Improving Internal and External Systems

  1. Revisit delivery models
  • Ensure you prioritise internal communication between staff and delivery teams, especially as you bring new teams into your employer engagement drive. Each team needs to know what progress their colleagues have made.
  • Use of e-portfolio is an accessible and flexible delivery model that can help communication between staff, employers and the apprentice.

 

  1. Communication and commitment
  • Focus on quality in your work with employers. Ensure you have the staff resources necessary to nurture and sustain relationships – at the very least a named person to hold overall responsibility for employer engagement.
  • Relationship building takes time – don’t expect immediate turn-around, especially when businesses need to set up an Apprenticeship programme from scratch.

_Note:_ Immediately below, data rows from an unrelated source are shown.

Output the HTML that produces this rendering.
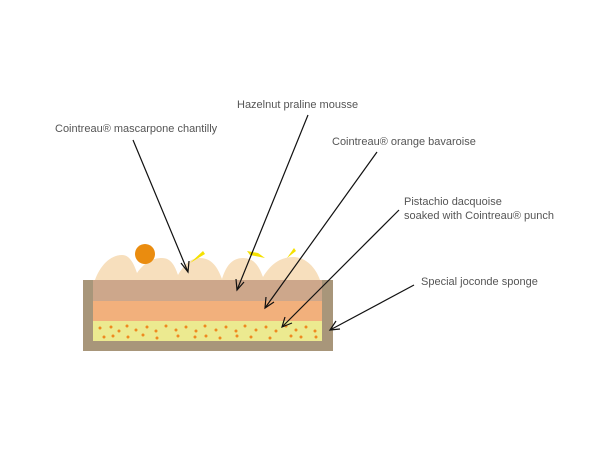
<!DOCTYPE html>
<html><head><style>
html,body{margin:0;padding:0;background:#fff;}
</style></head><body>
<svg width="600" height="452" viewBox="0 0 600 452" xmlns="http://www.w3.org/2000/svg" font-family="Liberation Sans, sans-serif" font-size="11" fill="#555">
<rect x="0" y="0" width="600" height="452" fill="#fff"/>
<!-- mounds -->
<path fill="#f7dfbd" d="M95,280 C100,266 110,255 122,255 C130,255 134,264 137,273 C144,263 152,258 162,258 C171,258 175,266 178,275 C184,265 190,258 200,258 C212,258 218,268 222,279 C226,266 232,258 243,258 C254,258 259,266 263,277 C270,265 280,257 293,257 C306,257 316,268 320,280 Z"/>
<!-- yellow slivers -->
<polygon points="190,263 203,251 205,254" fill="#f5e100"/>
<polygon points="247,251 258,253 265,258 250,255" fill="#f5e100"/>
<polygon points="287,258 294,248 296,251" fill="#f5e100"/>
<circle cx="145" cy="254" r="10" fill="#ea8c0f"/>
<!-- pan -->
<rect x="83" y="280" width="250" height="71" fill="#a8967a"/>
<rect x="93" y="280" width="229" height="21" fill="#cda78b"/>
<rect x="93" y="301" width="229" height="20" fill="#f2b07c"/>
<rect x="93" y="321" width="229" height="20" fill="#ecea90"/>
<g fill="#ee8a20">
<circle cx="100" cy="328" r="1.5"/><circle cx="111" cy="327" r="1.5"/><circle cx="119" cy="331" r="1.5"/><circle cx="127" cy="326" r="1.5"/><circle cx="136" cy="330" r="1.5"/><circle cx="147" cy="327" r="1.5"/><circle cx="156" cy="331" r="1.5"/><circle cx="166" cy="326" r="1.5"/><circle cx="176" cy="330" r="1.5"/><circle cx="186" cy="327" r="1.5"/><circle cx="196" cy="331" r="1.5"/><circle cx="205" cy="326" r="1.5"/><circle cx="216" cy="330" r="1.5"/><circle cx="226" cy="327" r="1.5"/><circle cx="236" cy="331" r="1.5"/><circle cx="245" cy="326" r="1.5"/><circle cx="256" cy="330" r="1.5"/><circle cx="266" cy="327" r="1.5"/><circle cx="276" cy="331" r="1.5"/><circle cx="286" cy="326" r="1.5"/><circle cx="296" cy="330" r="1.5"/><circle cx="306" cy="327" r="1.5"/><circle cx="315" cy="331" r="1.5"/>
<circle cx="104" cy="337" r="1.5"/><circle cx="113" cy="336" r="1.5"/><circle cx="128" cy="337" r="1.5"/><circle cx="143" cy="335" r="1.5"/><circle cx="157" cy="338" r="1.5"/><circle cx="178" cy="336" r="1.5"/><circle cx="195" cy="337" r="1.5"/><circle cx="206" cy="336" r="1.5"/><circle cx="220" cy="338" r="1.5"/><circle cx="237" cy="336" r="1.5"/><circle cx="251" cy="337" r="1.5"/><circle cx="270" cy="338" r="1.5"/><circle cx="291" cy="336" r="1.5"/><circle cx="301" cy="337" r="1.5"/><circle cx="316" cy="337" r="1.5"/>
</g>
<!-- labels -->
<text x="55" y="132">Cointreau® mascarpone chantilly</text>
<text x="237" y="108">Hazelnut praline mousse</text>
<text x="332" y="145">Cointreau® orange bavaroise</text>
<text x="404" y="205">Pistachio dacquoise</text>
<text x="404" y="219">soaked with Cointreau® punch</text>
<text x="421" y="285">Special joconde sponge</text>
<!-- arrows -->
<g stroke="#111" stroke-width="1.2" fill="none">
<line x1="133" y1="140" x2="188" y2="272"/>
<polyline points="181,263 188,272 189,261"/>
<line x1="308" y1="115" x2="237" y2="290"/>
<polyline points="236,279 237,290 244,282"/>
<line x1="377" y1="152" x2="265" y2="308"/>
<polyline points="266,297 265,308 274,302"/>
<line x1="399" y1="210" x2="282" y2="327"/>
<polyline points="285,317 282,327 292,323"/>
<line x1="414" y1="285" x2="330" y2="330"/>
<polyline points="336,321 330,330 340,329"/>
</g>
</svg>
</body></html>
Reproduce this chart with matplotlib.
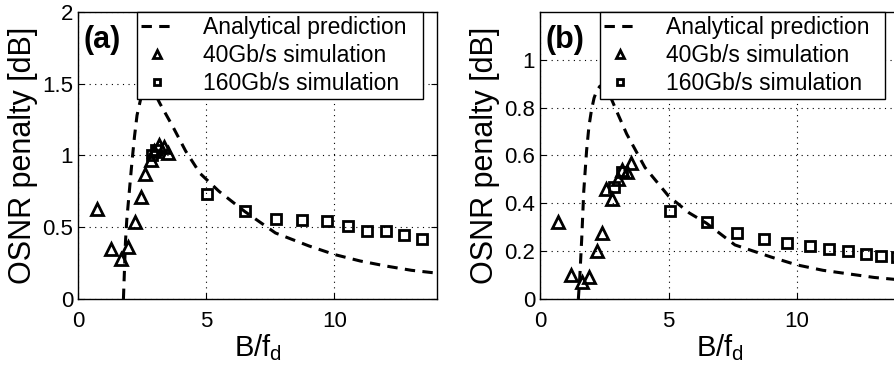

That’s a lot of internal work for a company.
  • Ensure close communication between employer and apprentice and assessor – at least monthly, but often fortnightly. This will help maintain rapport, which is equally vital the young person, often in their first job, as the employer.

 

  1. Offering a 360° recruitment service
  • Ensure your employer engagement staff have a realistic caseload – at Bromley-by-Bow Centre, a full-time Apprenticeship Recruitment Consultant has a caseload of 45 employers.
  • The Consultant offers a full recruitment service to those employers, with full follow up and customer service with the employer and apprentice over the long-term.

Values-Driven Delivery

  1. Equality and Diversity
  • Apprenticeships hold great potential in furthering Equality and Diversity objectives – and Equality and Diversity is a powerful message to employers that appeals to their CSR objectives as well as business objectives.
  • Employers wanted to support groups who had not always achieved in the mainstream education setting – they wanted to help individuals who needed a hands-on, practical learning experience rather than an academic one.

 

  1. The role of the Third Sector
  • Consider the strengths of your organisation and what sets it apart – play to your strengths as a non-profit organisation and as community leaders.
  • The Third Sector thrives when it is values-driven, looking to improve reach into otherwise unsupported employers and learners, offering flexibility and non-traditional delivery models.

 

  1. Marketing and Messaging
  • Notwithstanding that ‘USP’ of the Third Sector, we have to do our groundwork to compete in a very competitive skills market – ensure high quality PR, marketing, image and messaging – otherwise we won’t be able to compete and the opportunities for our beneficiaries could be lost.
  • Leverage on accreditation and kite marks to communicate a values-driven and quality service, such as Investors in People, Living Wage Employer status, emphasising social and environmental sustainability.

Summary and Next Steps

  1. Focus on employer engagement
  • The ASSP project has facilitated a new focus on employer engagement, bringing us improved resources, materials and motivation.

 

  1. Full staff training
  • To bring the full staff team with you, and make each colleague an employer-facing ambassador of the organisation, you need to engage with them on a strategic level.
  • That means offering all staff an opportunity to understand your vision for employer engagement, and a working knowledge of how the Apprenticeship programme operates.

 

  1. The central employer-facing role
  • It is vital to have a main focus point for employer engagement – an employer recruitment consultant who specialises in connecting the space between provider and employer.
  • Without this nominated role, you can only embed employer engagement to a more limited level.

 

  1. What next?
  • The main challenge for our organisations now is sustaining the learning from the project and embedding this into practice.
  • We also need to see how the new apprentices and employers develop over the next six months – and how we cope internally on a quality level now that we have more employer relationships and more apprentice starts to manage.